- _Directions_:
Please transcribe the data that follows without the pictures, keeping every word the same.
------------------------------
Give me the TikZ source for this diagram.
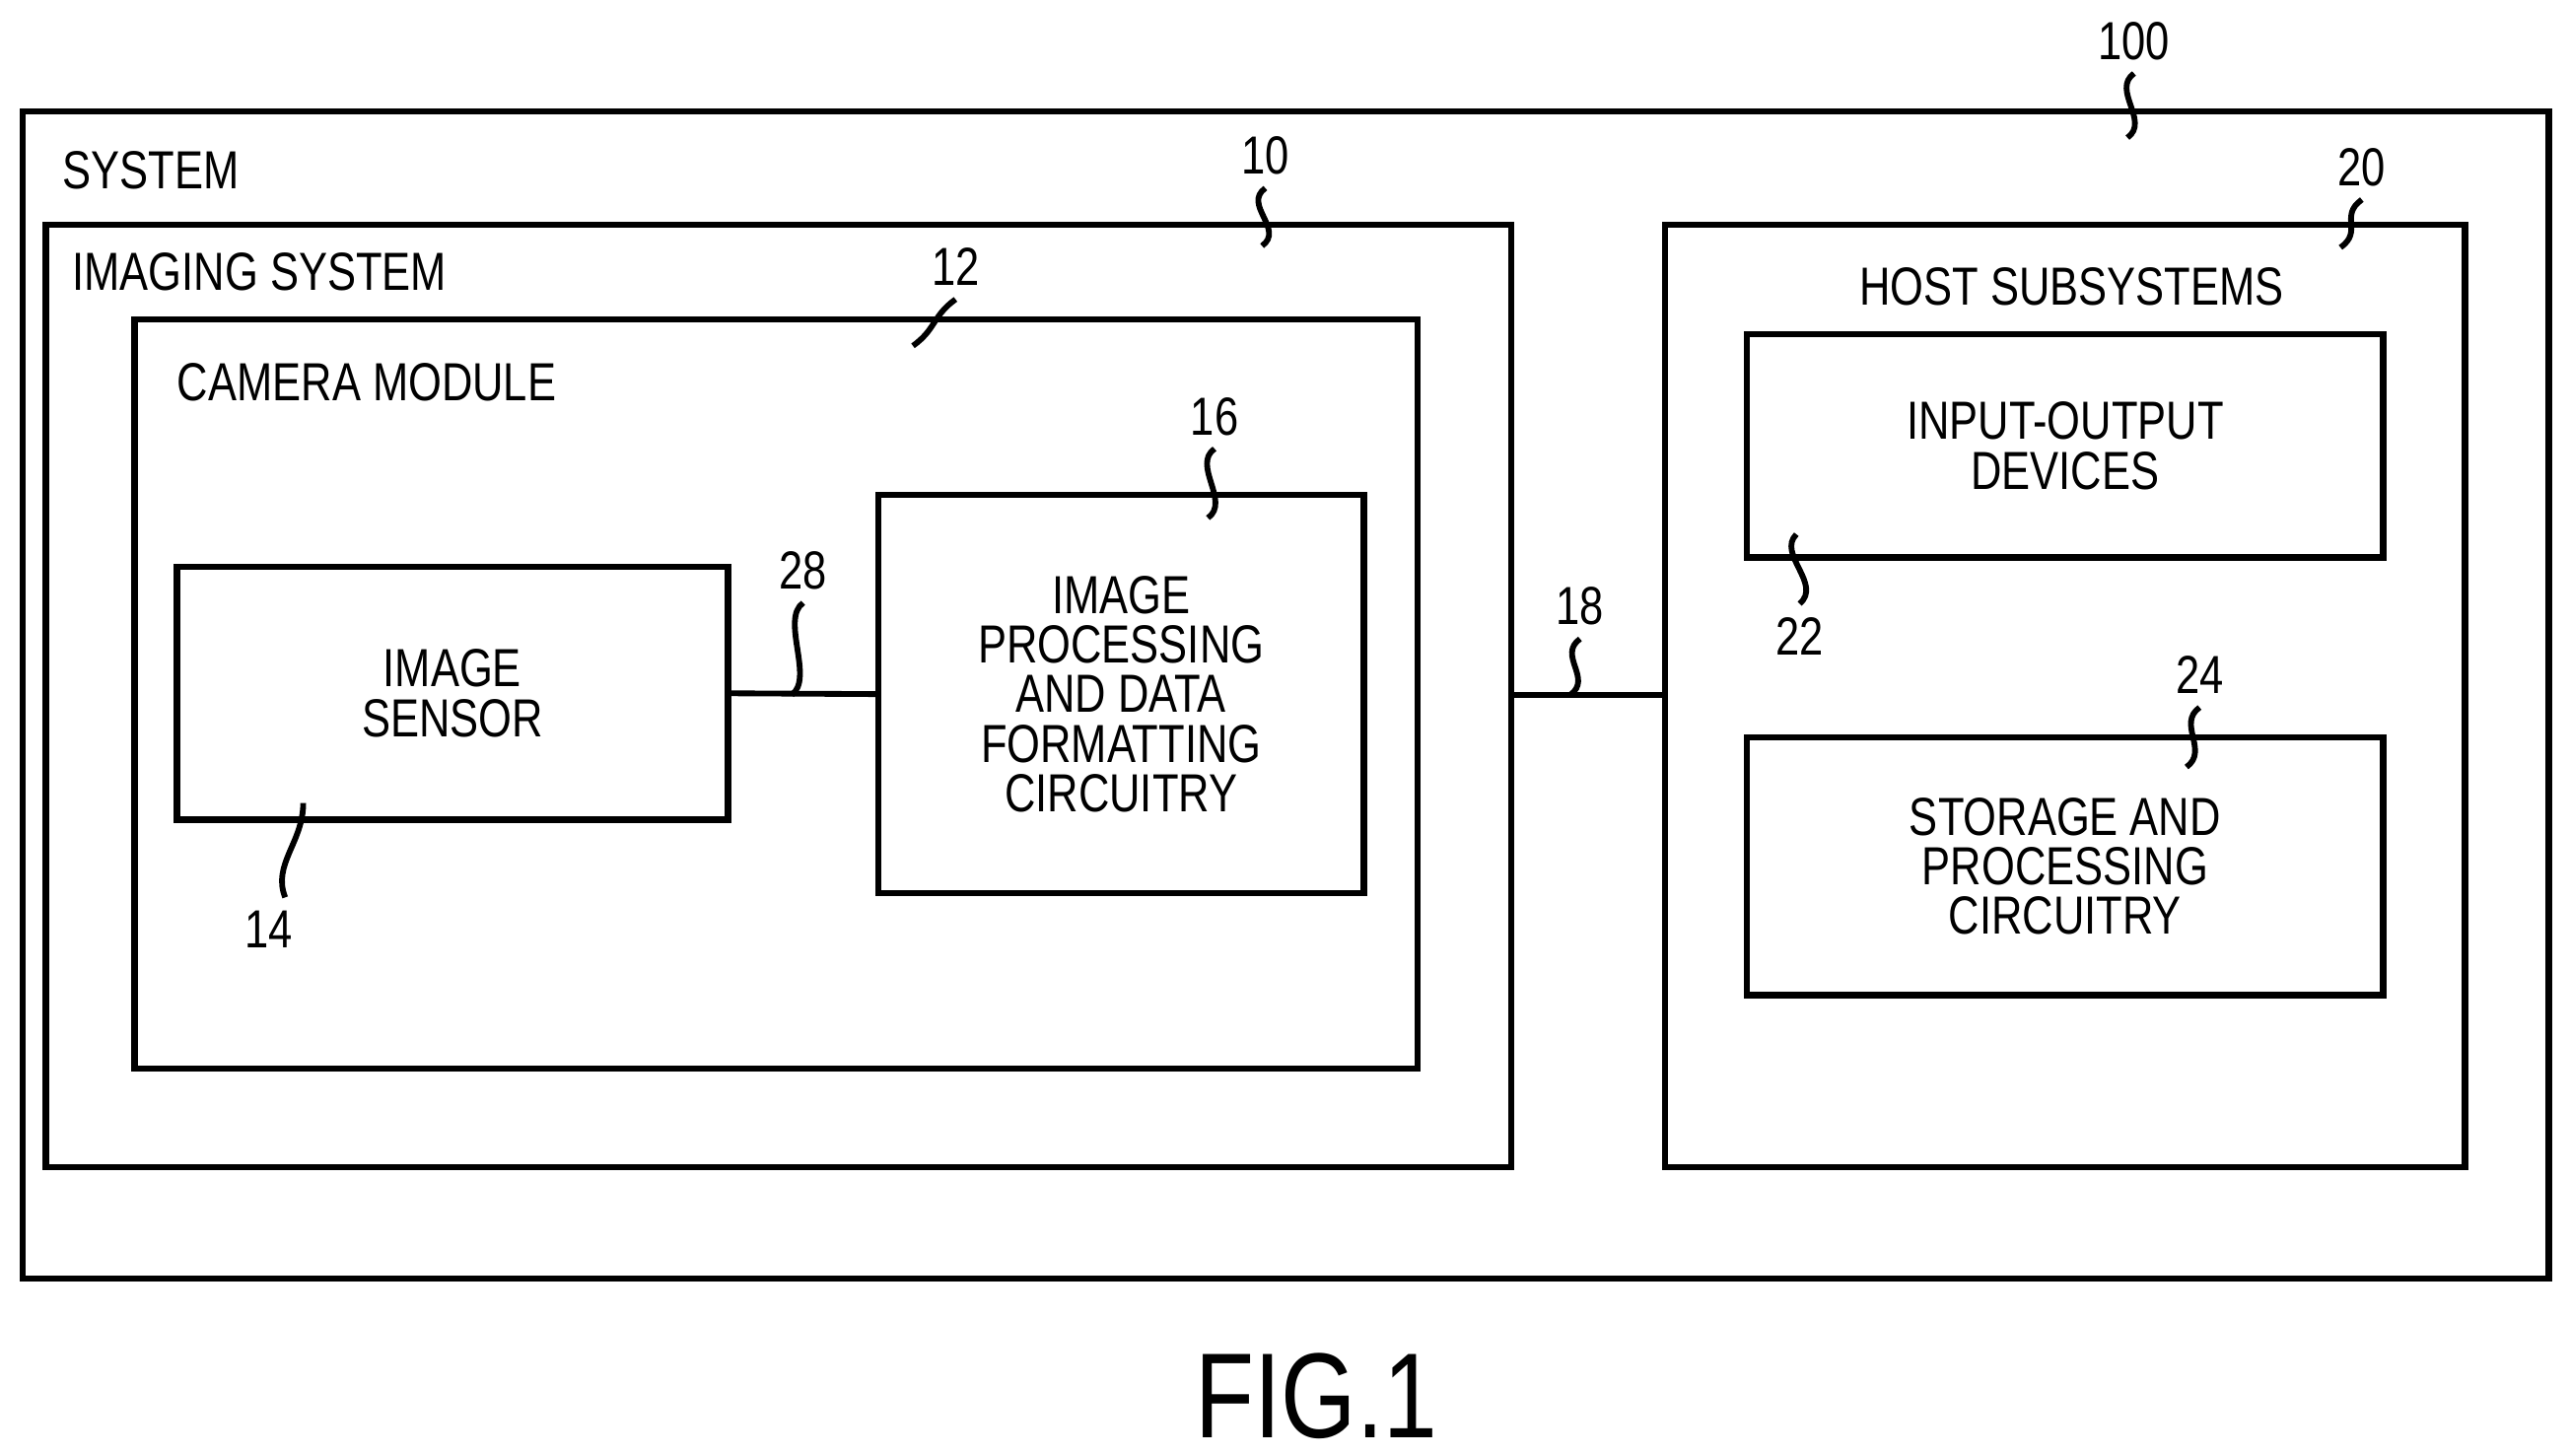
\documentclass[tikz,border=0pt]{standalone}
\usepackage{fontspec}
\setmainfont{Liberation Sans}[FakeStretch=0.8]
\usetikzlibrary{positioning}

\begin{document}
\begin{tikzpicture}[x=0.01cm,y=-0.01cm,
            every node/.append style = {font=\fontsize{9.3}{8.6}\selectfont, align=center, inner sep=1pt},
            blk/.style = {draw, line width=1.1pt},
            wire/.style = {line width=1pt},
            lead/.style = {line width=1pt}]
            \useasboundingbox (0,0) rectangle (1568,888);
            % outer frames
            \draw[blk] (14,68) rectangle (1555,780);
            \draw[blk] (28,137) rectangle (922,712);
            \draw[blk] (82,195) rectangle (865,652);
            \draw[blk] (1016,137) rectangle (1504,712);
            \node[anchor=west] (tsys) at (34,104) {SYSTEM};
            \node[anchor=west] (timg) at (40,166) {IMAGING SYSTEM};
            \node[anchor=west] (tcam) at (104,233) {CAMERA MODULE};
            \node (thost) at (1264,175) {HOST SUBSYSTEMS};
            % inner blocks
            \node[blk, minimum width=3.36cm, minimum height=1.54cm] (sensor) at (276,423) {IMAGE\\SENSOR};
            \node[blk, minimum width=2.96cm, minimum height=2.43cm] (proc) at (684,423.5) {IMAGE\\PROCESSING\\AND DATA\\FORMATTING\\CIRCUITRY};
            \node[blk, minimum width=3.88cm, minimum height=1.36cm] (io) at (1260,272) {INPUT-OUTPUT\\DEVICES};
            \node[blk, minimum width=3.88cm, minimum height=1.57cm] (store) at (1260,528.5) {STORAGE AND\\PROCESSING\\CIRCUITRY};
            \coordinate (imgR) at (922,424);
            \coordinate (hostL) at (1016,424);
            \draw[wire] (sensor.east) -- (proc.west);
            \draw[wire] (imgR) -- (hostL);
            % reference numerals
            \node (n100) at (1302,25) {100};
            \node (n10) at (772,95) {10};
            \node (n12) at (583,163) {12};
            \node (n16) at (741,254) {16};
            \node (n28) at (490,348) {28};
            \node (n18) at (964,370) {18};
            \node (n20) at (1441,102) {20};
            \node (n22) at (1098,388) {22};
            \node (n14) at (164,567) {14};
            \node (n24) at (1342,412) {24};
            \coordinate (p100) at (1298,84);
            \coordinate (p10) at (770,150);
            \coordinate (p12) at (557,211);
            \coordinate (p16) at (737,316);
            \coordinate (p28) at (483,424);
            \coordinate (p18) at (958,424);
            \coordinate (p20) at (1428,151);
            \coordinate (p22) at (1096,326);
            \coordinate (p14) at (185,490);
            \coordinate (p24) at (1334,468);
            \foreach \n in {100,10,12,16,28,18,20,24}
                \draw[lead] (n\n.south) ++(0,4) .. controls +(-14,10) and +(14,-10) .. (p\n);
            \draw[lead] (n22.north) ++(0,-4) .. controls +(14,-12) and +(-12,12) .. (p22);
            \draw[lead] (n14.north) ++(10,-4) .. controls +(-8,-20) and +(0,24) .. (p14);
            \node[font=\fontsize{21}{22}\selectfont] (fig) at (803,852) {FIG.1};
        \end{tikzpicture}
\end{document}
------------------------------
- _Solution to this exercise_:
Give me the TikZ source for this diagram.
\documentclass[tikz,border=0pt]{standalone}
\usepackage{fontspec}
\setmainfont{Liberation Sans}[FakeStretch=0.8]
\usetikzlibrary{positioning}

\begin{document}
\begin{tikzpicture}[x=0.01cm,y=-0.01cm,
            every node/.append style = {font=\fontsize{9.3}{8.6}\selectfont, align=center, inner sep=1pt},
            blk/.style = {draw, line width=1.1pt},
            wire/.style = {line width=1pt},
            lead/.style = {line width=1pt}]
            \useasboundingbox (0,0) rectangle (1568,888);
            % outer frames
            \draw[blk] (14,68) rectangle (1555,780);
            \draw[blk] (28,137) rectangle (922,712);
            \draw[blk] (82,195) rectangle (865,652);
            \draw[blk] (1016,137) rectangle (1504,712);
            \node[anchor=west] (tsys) at (34,104) {SYSTEM};
            \node[anchor=west] (timg) at (40,166) {IMAGING SYSTEM};
            \node[anchor=west] (tcam) at (104,233) {CAMERA MODULE};
            \node (thost) at (1264,175) {HOST SUBSYSTEMS};
            % inner blocks
            \node[blk, minimum width=3.36cm, minimum height=1.54cm] (sensor) at (276,423) {IMAGE\\SENSOR};
            \node[blk, minimum width=2.96cm, minimum height=2.43cm] (proc) at (684,423.5) {IMAGE\\PROCESSING\\AND DATA\\FORMATTING\\CIRCUITRY};
            \node[blk, minimum width=3.88cm, minimum height=1.36cm] (io) at (1260,272) {INPUT-OUTPUT\\DEVICES};
            \node[blk, minimum width=3.88cm, minimum height=1.57cm] (store) at (1260,528.5) {STORAGE AND\\PROCESSING\\CIRCUITRY};
            \coordinate (imgR) at (922,424);
            \coordinate (hostL) at (1016,424);
            \draw[wire] (sensor.east) -- (proc.west);
            \draw[wire] (imgR) -- (hostL);
            % reference numerals
            \node (n100) at (1302,25) {100};
            \node (n10) at (772,95) {10};
            \node (n12) at (583,163) {12};
            \node (n16) at (741,254) {16};
            \node (n28) at (490,348) {28};
            \node (n18) at (964,370) {18};
            \node (n20) at (1441,102) {20};
            \node (n22) at (1098,388) {22};
            \node (n14) at (164,567) {14};
            \node (n24) at (1342,412) {24};
            \coordinate (p100) at (1298,84);
            \coordinate (p10) at (770,150);
            \coordinate (p12) at (557,211);
            \coordinate (p16) at (737,316);
            \coordinate (p28) at (483,424);
            \coordinate (p18) at (958,424);
            \coordinate (p20) at (1428,151);
            \coordinate (p22) at (1096,326);
            \coordinate (p14) at (185,490);
            \coordinate (p24) at (1334,468);
            \foreach \n in {100,10,12,16,28,18,20,24}
                \draw[lead] (n\n.south) ++(0,4) .. controls +(-14,10) and +(14,-10) .. (p\n);
            \draw[lead] (n22.north) ++(0,-4) .. controls +(14,-12) and +(-12,12) .. (p22);
            \draw[lead] (n14.north) ++(10,-4) .. controls +(-8,-20) and +(0,24) .. (p14);
            \node[font=\fontsize{21}{22}\selectfont] (fig) at (803,852) {FIG.1};
        \end{tikzpicture}
\end{document}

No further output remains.